Was in need of Q31 in-place IFFT for a Kinetis K20 project with very limited flash and RAM.
While fast implementations I tried were too resource-hungry, low-footprint implementations were just too slow.
So I ended up writing this from scratch: stg/SYLT-FFT · GitHub
While optimizing and comparing performance with CMSIS DSP I was a bit surprised as performance crept closer and closer.
Eventually I reached break-even, and in it's current state it seems there is an improvement over CMSIS DSP performance.
I have only benchmarked fft_inverse and only for N=256 as this was really all I ever needed for my own project.
Using the CMSIS DSP library that comes precompiled with µVision for comparison is perhaps not a good comparison method?
Anyone interested in having a look at it, perhaps letting me know how I have failed in my comparison process?

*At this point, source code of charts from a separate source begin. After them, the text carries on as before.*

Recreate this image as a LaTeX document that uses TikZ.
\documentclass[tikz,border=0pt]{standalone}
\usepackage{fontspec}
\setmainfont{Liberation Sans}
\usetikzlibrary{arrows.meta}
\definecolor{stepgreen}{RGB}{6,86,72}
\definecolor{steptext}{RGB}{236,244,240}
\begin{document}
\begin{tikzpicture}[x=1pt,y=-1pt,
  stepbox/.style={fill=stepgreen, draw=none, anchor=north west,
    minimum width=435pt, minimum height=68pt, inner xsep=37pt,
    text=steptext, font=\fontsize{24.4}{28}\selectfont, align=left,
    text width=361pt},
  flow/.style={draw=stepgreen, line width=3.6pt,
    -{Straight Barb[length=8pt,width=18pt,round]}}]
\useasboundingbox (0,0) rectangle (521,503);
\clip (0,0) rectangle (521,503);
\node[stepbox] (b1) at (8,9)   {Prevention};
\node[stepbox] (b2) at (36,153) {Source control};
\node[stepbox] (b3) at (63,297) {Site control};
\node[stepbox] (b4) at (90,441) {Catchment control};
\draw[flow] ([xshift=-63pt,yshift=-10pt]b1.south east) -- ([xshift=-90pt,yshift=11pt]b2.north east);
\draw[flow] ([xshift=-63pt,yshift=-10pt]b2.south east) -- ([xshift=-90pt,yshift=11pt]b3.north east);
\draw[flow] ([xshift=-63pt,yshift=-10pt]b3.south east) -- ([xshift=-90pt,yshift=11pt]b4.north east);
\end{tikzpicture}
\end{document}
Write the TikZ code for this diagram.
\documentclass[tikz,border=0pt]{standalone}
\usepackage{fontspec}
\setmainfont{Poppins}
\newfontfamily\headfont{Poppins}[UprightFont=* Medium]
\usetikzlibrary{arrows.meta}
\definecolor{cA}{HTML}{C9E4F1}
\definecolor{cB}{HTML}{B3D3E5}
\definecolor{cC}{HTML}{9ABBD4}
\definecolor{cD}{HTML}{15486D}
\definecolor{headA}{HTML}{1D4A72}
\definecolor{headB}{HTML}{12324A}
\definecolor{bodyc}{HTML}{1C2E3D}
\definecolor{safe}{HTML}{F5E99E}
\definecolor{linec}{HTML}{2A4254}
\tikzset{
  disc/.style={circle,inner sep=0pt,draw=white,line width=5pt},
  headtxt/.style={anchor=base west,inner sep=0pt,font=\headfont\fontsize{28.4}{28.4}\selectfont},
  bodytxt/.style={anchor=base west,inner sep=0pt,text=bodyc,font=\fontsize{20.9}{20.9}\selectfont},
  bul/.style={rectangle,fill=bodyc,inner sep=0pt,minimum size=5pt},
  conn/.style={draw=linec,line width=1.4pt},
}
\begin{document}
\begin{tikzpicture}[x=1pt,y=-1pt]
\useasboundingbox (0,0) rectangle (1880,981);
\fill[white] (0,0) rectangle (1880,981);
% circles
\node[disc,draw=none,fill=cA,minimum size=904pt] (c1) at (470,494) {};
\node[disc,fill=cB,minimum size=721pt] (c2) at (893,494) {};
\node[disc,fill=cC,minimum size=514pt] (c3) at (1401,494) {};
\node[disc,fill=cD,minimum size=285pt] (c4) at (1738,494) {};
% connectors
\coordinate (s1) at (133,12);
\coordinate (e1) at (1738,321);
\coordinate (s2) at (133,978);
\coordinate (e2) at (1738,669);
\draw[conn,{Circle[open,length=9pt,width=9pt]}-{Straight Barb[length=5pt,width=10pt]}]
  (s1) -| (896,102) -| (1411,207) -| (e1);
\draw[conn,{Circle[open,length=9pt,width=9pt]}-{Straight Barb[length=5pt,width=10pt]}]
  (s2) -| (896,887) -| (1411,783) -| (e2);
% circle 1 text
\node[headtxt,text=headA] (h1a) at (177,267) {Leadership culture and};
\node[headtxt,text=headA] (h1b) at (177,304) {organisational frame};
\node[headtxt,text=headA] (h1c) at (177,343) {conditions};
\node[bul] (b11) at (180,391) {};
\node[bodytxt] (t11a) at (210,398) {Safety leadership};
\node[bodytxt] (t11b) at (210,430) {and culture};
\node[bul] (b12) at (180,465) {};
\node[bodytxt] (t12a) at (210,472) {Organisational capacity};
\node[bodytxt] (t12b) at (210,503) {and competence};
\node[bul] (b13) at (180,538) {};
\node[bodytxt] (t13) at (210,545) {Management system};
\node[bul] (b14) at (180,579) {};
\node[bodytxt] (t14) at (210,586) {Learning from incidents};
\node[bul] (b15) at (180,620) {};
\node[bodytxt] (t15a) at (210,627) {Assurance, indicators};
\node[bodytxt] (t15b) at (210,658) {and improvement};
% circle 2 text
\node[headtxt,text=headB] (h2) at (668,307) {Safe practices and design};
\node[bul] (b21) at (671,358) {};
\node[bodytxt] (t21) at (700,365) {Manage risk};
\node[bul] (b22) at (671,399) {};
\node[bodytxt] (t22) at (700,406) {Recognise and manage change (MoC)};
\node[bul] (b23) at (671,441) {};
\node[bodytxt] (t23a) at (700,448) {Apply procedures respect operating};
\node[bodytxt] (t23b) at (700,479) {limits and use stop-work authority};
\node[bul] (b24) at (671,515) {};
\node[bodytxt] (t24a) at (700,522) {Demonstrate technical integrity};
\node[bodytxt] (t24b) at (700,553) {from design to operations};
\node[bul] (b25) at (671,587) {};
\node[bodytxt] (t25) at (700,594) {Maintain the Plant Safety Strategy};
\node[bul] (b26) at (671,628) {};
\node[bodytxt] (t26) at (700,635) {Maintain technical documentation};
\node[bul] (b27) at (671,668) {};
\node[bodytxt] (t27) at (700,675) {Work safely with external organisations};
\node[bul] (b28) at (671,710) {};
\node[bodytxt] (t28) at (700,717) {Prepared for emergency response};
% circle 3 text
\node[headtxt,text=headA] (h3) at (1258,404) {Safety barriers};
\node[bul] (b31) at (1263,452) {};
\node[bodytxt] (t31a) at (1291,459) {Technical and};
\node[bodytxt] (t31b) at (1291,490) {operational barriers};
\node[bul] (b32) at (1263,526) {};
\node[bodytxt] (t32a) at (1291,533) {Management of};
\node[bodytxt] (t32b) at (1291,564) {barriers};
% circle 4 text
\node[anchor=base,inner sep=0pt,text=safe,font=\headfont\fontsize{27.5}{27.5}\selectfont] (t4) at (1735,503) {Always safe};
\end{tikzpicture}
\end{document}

Compiler and library versions, compilation flags, etc. are all documented in the README.md file.
General comments are more than welcome.
I think your post would be more useful if you could change the subject line to something more related to the issue at hand (it is called by a reason, after of all, right? :smileywink:) and add some pertinent tags to help people researching matters on this realm.
As it is posted, my contribution to this thread is a personal experience with CMSIS DSP library where the apparently same code from version 3.01 to 4.2 compiled in CW 10.6 has a far better perfomance (speed of execution wise) in the later version.
my 0.019999... and HTH,
Thanks, I've never been good at this whole forum thing :smileyplain:
I've worked with and separately optimized the code for GCC (GNU Tools for ARM Embedded) and Keil ARMCC - but not CodeWarrior.
The library referenced for comparison is the arch specific library that came pre-compiled with µVision, and it may not be optimally compiled for sure.
Still - here's hoping this might be of use to/help someone, somewhere at some point.
I'm also in the learning stage :smileyhappy: still!
CW is only an IDE, I think one of the compilers can be used with it is GCC.
I'm curious about your benchmarks, but I'm swamped by now, will have to wait until the end of the year "holidays" to have some time to look at it.
I'm sure it will of use for someone.